Across the other side of the room another case contains works from contemporary ceramic artists that have informed Gates’ practice – think Coper, Rie, Leach, Ladi Kwali – while the final vitrine includes pieces by raku pioneer Paul Soldner, and Iowa-based artist Nystrom, with whom Gates studied. It’s intriguing stuff and does much to illustrate Gates’s background and thinking. However, there’s so much detail and text, the visitor is required to bob between the wall-based information boards and display cases on any number of occasions. It strikes me as a curious – and rather laborious – way to open, as if the artist is almost too keen to emphasise his place in the lineage of ceramics, to prove the size and import of his practice. Fair enough but could the cases not simply have been dotted around the exhibition instead?
Subsequently, things become easier to digest but, in retrospect, I needed time to fully engage with the rest of the exhibits. Which isn’t to imply the show lacks striking pieces. There’s ‘Voulkos #2’, for example, a huge, dramatic vessel, made from high-fired stoneware with enamel, that Gates created during a residency at the Archie Bray Foundation for the Ceramic Arts in Montana, which Peter Voulkos helped establish.
I also enjoyed his experiments with brick, and the desire to overturn the perceived hierarchy of materials. Captivating too is his search for ceramic role models and cultural roots that led to his interest in the tradition of mingei and his coining of the term ‘Afro-mingei’– combining the Japanese notion of folk (or heritage) craft with a black aesthetic.
The exhibition continues upstairs and starts with a new film, A Sermon in Clay, which combines the artist’s love of music – he’s a member of a vocal ensemble, called The Black Monks – with ceramics. It has shards of beauty but meanders. However, the whole thing really blossoms in the final space, and here my previous misgivings about the show’s opening float gently away and the whole thing makes sense.
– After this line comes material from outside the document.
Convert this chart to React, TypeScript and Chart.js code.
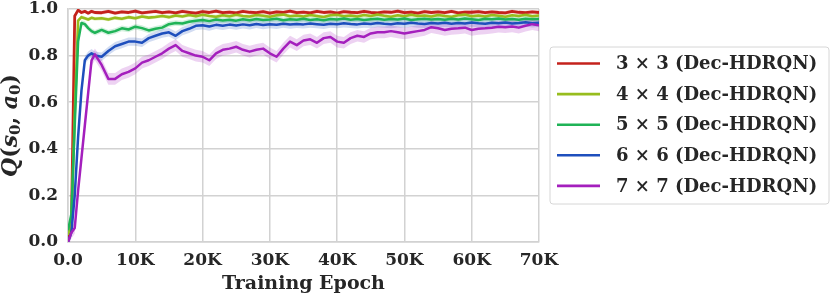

It feels as if Gates is relaxed, completely confident in what he’s doing with clay. The room is full of recent work – from the Archie Bray Foundation residency and elsewhere – with large, organic-shaped pieces (often made from stoneware) sitting on support structures hewn from pine, ash and limestone. They feel perfectly at home in the space, seeming thoroughly contemporary but ancient all at once. It’s a compelling conclusion to an exhibition that, while not flawless, is often fascinating.